The Orthopedic Foundation for Animals (OFA) is where you can find health test results for Leonbergers and other breeds of dogs and cats too! You can search the registered name of the Leonberger to find the health tests that have been completed and the results sent to OFA. OFA passing hips are rated excellent, good or fair and any of these passing grades are given an OFA number and are certified as normal. OFA passing elbows are only graded clear (or normal) and are given a OFA number. Elbows receiving a grade 1, 2 or 3 are not rated clear and have some evidence of elbow dysplasia, with a grade 1 usually indicating mild elbow dysplasia and a grade of 3 indicating severe elbow dysplasia. OFA normal thyroid panel is given an OFA number. An OFA equivocal rating for thyroid usually indicates that one part of the thyroid panel fell just outside the acceptable range. An equivocal test result does not indicate a thyroid problem but it is not a passing result either. Failing thyroid results may indicate thyroid issues which in some cases are known to be genetic in nature. Eye exams should be repeated yearly to detect any changes in the eyes such as cataract formation, which are often progressive and appear in older dogs. Eye certifications are valid for one year and frequent eye exams are important to determine the health of the eyes as the dog ages.

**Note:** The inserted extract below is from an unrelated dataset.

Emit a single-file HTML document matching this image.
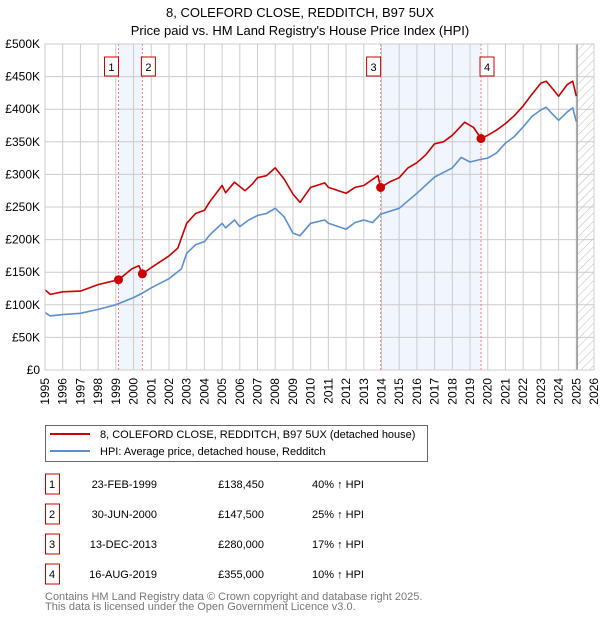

For the Leonberger there are six health tests that are usually carried out on dogs that will enter the breeding pool. These are hips and elbows x-rayed and rated by the Orthopedic Foundation for Animals (OFA) (done after 2 years of age), eyes tested via a certified canine ophthalmologist usually after 16 months and the results submitted to OFA, OFA thyroid screening carried out at an OFA approved laboratory and the University of Minnesota LPN1 and LPN2 genetic tests carried out on the individual dog, or the dog has tested clear parents and then is noted as “clear by parentage”.
When looking for a Leonberger puppy it is important that the parents of your puppy have health screening completed. You should discuss with the breeder the results of those and other health tests carried out on their dogs.